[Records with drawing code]
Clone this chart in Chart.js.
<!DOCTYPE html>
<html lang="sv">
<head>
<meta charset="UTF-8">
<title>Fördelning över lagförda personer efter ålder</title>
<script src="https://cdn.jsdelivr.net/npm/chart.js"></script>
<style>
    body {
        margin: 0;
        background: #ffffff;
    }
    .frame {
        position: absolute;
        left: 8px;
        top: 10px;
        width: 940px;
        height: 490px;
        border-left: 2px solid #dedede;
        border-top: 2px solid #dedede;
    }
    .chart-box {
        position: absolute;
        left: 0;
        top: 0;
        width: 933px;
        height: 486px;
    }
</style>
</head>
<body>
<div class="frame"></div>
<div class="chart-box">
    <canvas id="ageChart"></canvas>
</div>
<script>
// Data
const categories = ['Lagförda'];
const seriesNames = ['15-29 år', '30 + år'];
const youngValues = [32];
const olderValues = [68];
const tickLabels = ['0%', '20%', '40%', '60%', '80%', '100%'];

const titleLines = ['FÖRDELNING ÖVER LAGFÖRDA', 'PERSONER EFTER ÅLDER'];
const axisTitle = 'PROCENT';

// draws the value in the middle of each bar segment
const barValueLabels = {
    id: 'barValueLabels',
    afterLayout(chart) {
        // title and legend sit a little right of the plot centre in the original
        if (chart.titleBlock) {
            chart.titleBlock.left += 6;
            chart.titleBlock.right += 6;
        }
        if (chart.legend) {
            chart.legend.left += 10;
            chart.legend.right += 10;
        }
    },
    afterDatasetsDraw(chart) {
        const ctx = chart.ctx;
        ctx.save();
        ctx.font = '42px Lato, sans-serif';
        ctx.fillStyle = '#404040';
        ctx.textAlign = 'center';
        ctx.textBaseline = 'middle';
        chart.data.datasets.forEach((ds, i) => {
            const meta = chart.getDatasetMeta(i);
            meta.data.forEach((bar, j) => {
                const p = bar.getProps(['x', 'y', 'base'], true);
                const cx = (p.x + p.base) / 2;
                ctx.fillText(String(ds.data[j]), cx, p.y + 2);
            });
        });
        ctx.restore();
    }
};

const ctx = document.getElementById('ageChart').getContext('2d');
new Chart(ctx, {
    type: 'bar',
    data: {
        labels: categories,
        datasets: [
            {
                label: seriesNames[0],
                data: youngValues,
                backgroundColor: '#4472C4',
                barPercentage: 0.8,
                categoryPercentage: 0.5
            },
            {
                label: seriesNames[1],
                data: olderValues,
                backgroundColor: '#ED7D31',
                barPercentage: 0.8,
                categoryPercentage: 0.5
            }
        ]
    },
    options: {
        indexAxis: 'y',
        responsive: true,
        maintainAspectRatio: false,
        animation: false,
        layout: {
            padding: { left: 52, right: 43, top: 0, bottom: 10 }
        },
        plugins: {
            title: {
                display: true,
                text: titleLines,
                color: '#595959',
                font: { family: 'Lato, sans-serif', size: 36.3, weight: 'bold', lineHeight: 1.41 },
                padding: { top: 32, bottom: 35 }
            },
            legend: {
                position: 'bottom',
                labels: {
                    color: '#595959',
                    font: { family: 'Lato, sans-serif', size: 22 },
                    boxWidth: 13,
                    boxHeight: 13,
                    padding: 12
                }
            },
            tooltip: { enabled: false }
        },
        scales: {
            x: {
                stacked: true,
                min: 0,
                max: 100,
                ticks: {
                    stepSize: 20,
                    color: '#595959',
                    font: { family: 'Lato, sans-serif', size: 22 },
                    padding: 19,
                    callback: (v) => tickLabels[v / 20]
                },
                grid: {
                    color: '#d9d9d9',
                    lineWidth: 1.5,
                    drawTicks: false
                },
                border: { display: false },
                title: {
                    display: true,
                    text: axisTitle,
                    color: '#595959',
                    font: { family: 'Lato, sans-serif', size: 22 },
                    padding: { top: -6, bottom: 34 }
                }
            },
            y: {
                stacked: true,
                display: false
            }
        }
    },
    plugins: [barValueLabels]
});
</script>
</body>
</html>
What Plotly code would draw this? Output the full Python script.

Description of the task :: Take the entries above and transcribe them in full.

Task output ::
Clone this chart in Chart.js.
<!DOCTYPE html>
<html lang="sv">
<head>
<meta charset="UTF-8">
<title>Fördelning över lagförda personer efter ålder</title>
<script src="https://cdn.jsdelivr.net/npm/chart.js"></script>
<style>
    body {
        margin: 0;
        background: #ffffff;
    }
    .frame {
        position: absolute;
        left: 8px;
        top: 10px;
        width: 940px;
        height: 490px;
        border-left: 2px solid #dedede;
        border-top: 2px solid #dedede;
    }
    .chart-box {
        position: absolute;
        left: 0;
        top: 0;
        width: 933px;
        height: 486px;
    }
</style>
</head>
<body>
<div class="frame"></div>
<div class="chart-box">
    <canvas id="ageChart"></canvas>
</div>
<script>
// Data
const categories = ['Lagförda'];
const seriesNames = ['15-29 år', '30 + år'];
const youngValues = [32];
const olderValues = [68];
const tickLabels = ['0%', '20%', '40%', '60%', '80%', '100%'];

const titleLines = ['FÖRDELNING ÖVER LAGFÖRDA', 'PERSONER EFTER ÅLDER'];
const axisTitle = 'PROCENT';

// draws the value in the middle of each bar segment
const barValueLabels = {
    id: 'barValueLabels',
    afterLayout(chart) {
        // title and legend sit a little right of the plot centre in the original
        if (chart.titleBlock) {
            chart.titleBlock.left += 6;
            chart.titleBlock.right += 6;
        }
        if (chart.legend) {
            chart.legend.left += 10;
            chart.legend.right += 10;
        }
    },
    afterDatasetsDraw(chart) {
        const ctx = chart.ctx;
        ctx.save();
        ctx.font = '42px Lato, sans-serif';
        ctx.fillStyle = '#404040';
        ctx.textAlign = 'center';
        ctx.textBaseline = 'middle';
        chart.data.datasets.forEach((ds, i) => {
            const meta = chart.getDatasetMeta(i);
            meta.data.forEach((bar, j) => {
                const p = bar.getProps(['x', 'y', 'base'], true);
                const cx = (p.x + p.base) / 2;
                ctx.fillText(String(ds.data[j]), cx, p.y + 2);
            });
        });
        ctx.restore();
    }
};

const ctx = document.getElementById('ageChart').getContext('2d');
new Chart(ctx, {
    type: 'bar',
    data: {
        labels: categories,
        datasets: [
            {
                label: seriesNames[0],
                data: youngValues,
                backgroundColor: '#4472C4',
                barPercentage: 0.8,
                categoryPercentage: 0.5
            },
            {
                label: seriesNames[1],
                data: olderValues,
                backgroundColor: '#ED7D31',
                barPercentage: 0.8,
                categoryPercentage: 0.5
            }
        ]
    },
    options: {
        indexAxis: 'y',
        responsive: true,
        maintainAspectRatio: false,
        animation: false,
        layout: {
            padding: { left: 52, right: 43, top: 0, bottom: 10 }
        },
        plugins: {
            title: {
                display: true,
                text: titleLines,
                color: '#595959',
                font: { family: 'Lato, sans-serif', size: 36.3, weight: 'bold', lineHeight: 1.41 },
                padding: { top: 32, bottom: 35 }
            },
            legend: {
                position: 'bottom',
                labels: {
                    color: '#595959',
                    font: { family: 'Lato, sans-serif', size: 22 },
                    boxWidth: 13,
                    boxHeight: 13,
                    padding: 12
                }
            },
            tooltip: { enabled: false }
        },
        scales: {
            x: {
                stacked: true,
                min: 0,
                max: 100,
                ticks: {
                    stepSize: 20,
                    color: '#595959',
                    font: { family: 'Lato, sans-serif', size: 22 },
                    padding: 19,
                    callback: (v) => tickLabels[v / 20]
                },
                grid: {
                    color: '#d9d9d9',
                    lineWidth: 1.5,
                    drawTicks: false
                },
                border: { display: false },
                title: {
                    display: true,
                    text: axisTitle,
                    color: '#595959',
                    font: { family: 'Lato, sans-serif', size: 22 },
                    padding: { top: -6, bottom: 34 }
                }
            },
            y: {
                stacked: true,
                display: false
            }
        }
    },
    plugins: [barValueLabels]
});
</script>
</body>
</html>
What Plotly code would draw this? Output the full Python script.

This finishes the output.